Candied Walnuts (makes enough for 2 salads)

1/4 cup chopped walnuts

2 tbsp sugar

Heat the sugar, over medium high heat, in a skillet.  Don’t stir, just let it melt.  Once it turns clear toss in the walnuts and evenly coat them.  Once their nice and covered, pour them out in an even layer, onto parchment paper, to cool.

Chop the romaine into bite size pieces and divide onto plates.  Top with grape tomatoes and dried cranberries.  When the walnuts are cooled, break them up and sprinkle over the romaine as well.
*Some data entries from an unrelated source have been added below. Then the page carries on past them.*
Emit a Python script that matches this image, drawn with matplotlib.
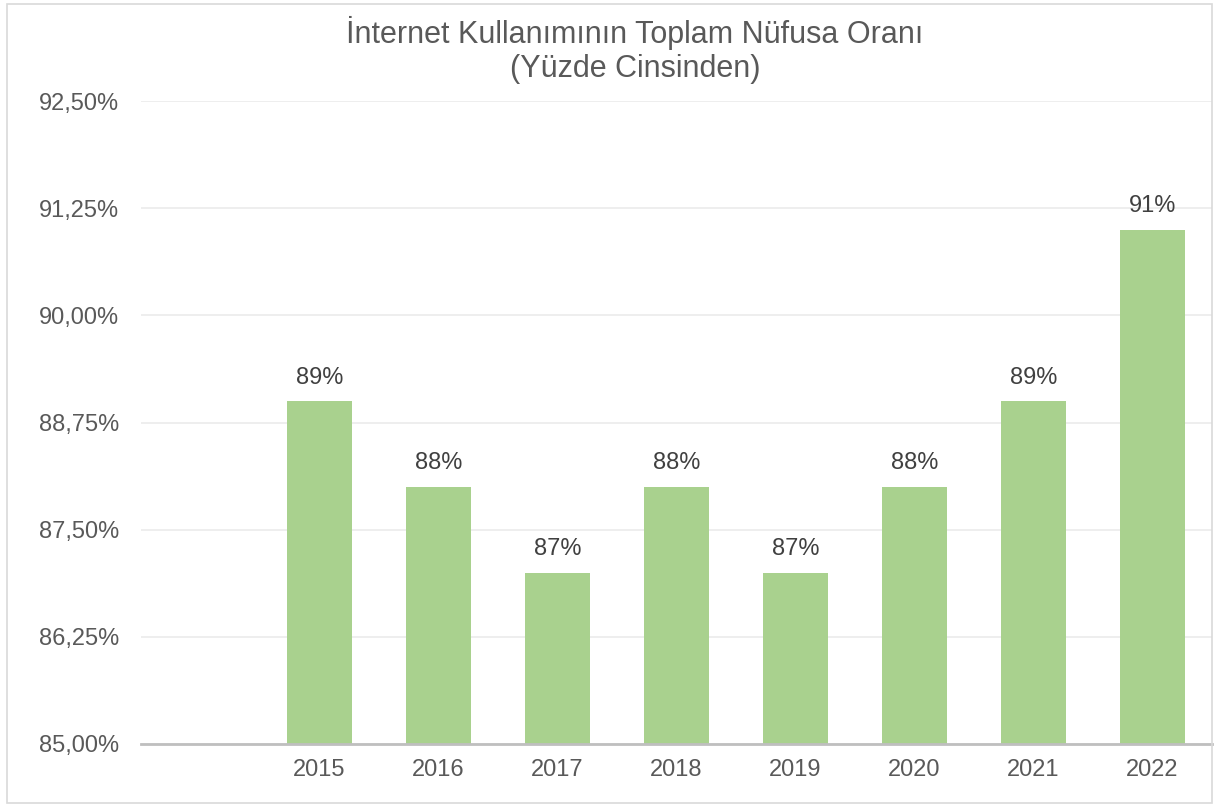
import numpy as np
import matplotlib.pyplot as plt
from matplotlib.patches import Rectangle

plt.rcParams['font.family'] = ['Liberation Sans', 'DejaVu Sans']

# Veriler
years = ["", "2015", "2016", "2017", "2018", "2019", "2020", "2021", "2022"]
values = [np.nan, 89, 88, 87, 88, 87, 88, 89, 91]
labels = ["", "89%", "88%", "87%", "88%", "87%", "88%", "89%", "91%"]
yticks = [85.0, 86.25, 87.5, 88.75, 90.0, 91.25, 92.5]

fig = plt.figure(figsize=(12.19, 8.05), dpi=100)
ax = fig.add_axes([0.1157, 0.0758, 0.8786, 0.7987])

# Çerçeve
fig.patches.append(Rectangle((0.006, 0.003), 0.988, 0.992, transform=fig.transFigure,
                             fill=False, edgecolor='#D9D9D9', linewidth=1.2))

x = np.arange(len(years))
bars = ax.bar(x, values, width=0.55, color='#A9D18E', zorder=3)

for xi, v, lab in zip(x, values, labels):
    if np.isnan(v):
        continue
    ax.annotate(lab, (xi, v), xytext=(0, 9), textcoords='offset points',
                ha='center', va='bottom', fontsize=17, color='#404040')

ax.set_ylim(85, 92.5)
ax.set_xlim(-0.5, len(years) - 0.5)
ax.set_yticks(yticks)
ax.set_yticklabels([f"{t:.2f}%".replace('.', ',') for t in yticks])
ax.set_xticks(x)
ax.set_xticklabels(years)
ax.tick_params(axis='both', length=0, labelsize=17, colors='#595959')
ax.tick_params(axis='y', pad=16)
ax.tick_params(axis='x', pad=11)

ax.grid(axis='y', color='#EDEDED', linewidth=1.3, zorder=0)
for s in ['top', 'right', 'left']:
    ax.spines[s].set_visible(False)
ax.spines['bottom'].set_color('#BFBFBF')
ax.spines['bottom'].set_linewidth(2)
ax.spines['bottom'].set_zorder(4)

fig.text(0.521, 0.938, "İnternet Kullanımının Toplam Nüfusa Oranı\n(Yüzde Cinsinden)",
         ha='center', va='center', fontsize=22, color='#595959', linespacing=1.2)

fig.savefig('out.png', dpi=100)
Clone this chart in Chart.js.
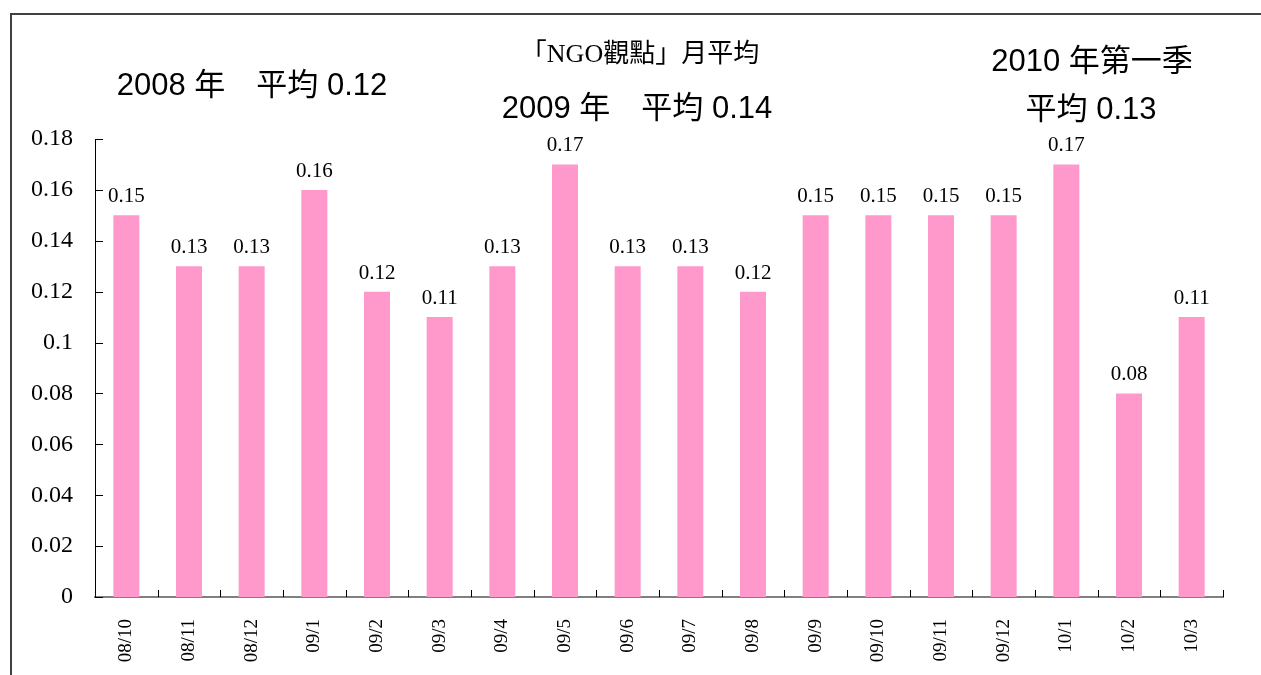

Dressing filled Mozzarella Balloons

fresh mozzarella

syringe, or flavor injector

Newman’s Own Lite Lime salad dressing

Warm small chunks of mozzarella in the simmering water till they are nice and pliable.  Fill the injector with the salad dressing and push the tip into the ball of mozzarella and inject the dressing slowly to blow a filled bubble.  Once its full, pinch off the end to seal the dressing in.  (You might want to do this over an easy to clean workspace, or sink, incase of dressing explosions.)  Don’t overfill the balloon.  The cheese will start to get a little transparent.  The principle is just like blowing bubbles with chewing gum.  It took me a couple times to get a good seal around the injector tip and fill the balloon evenly.  Once you get the technique down, it’s easy.  But these things are delicate, so handle with care!  Gently top the salads with the balloons and have fun serving this salad!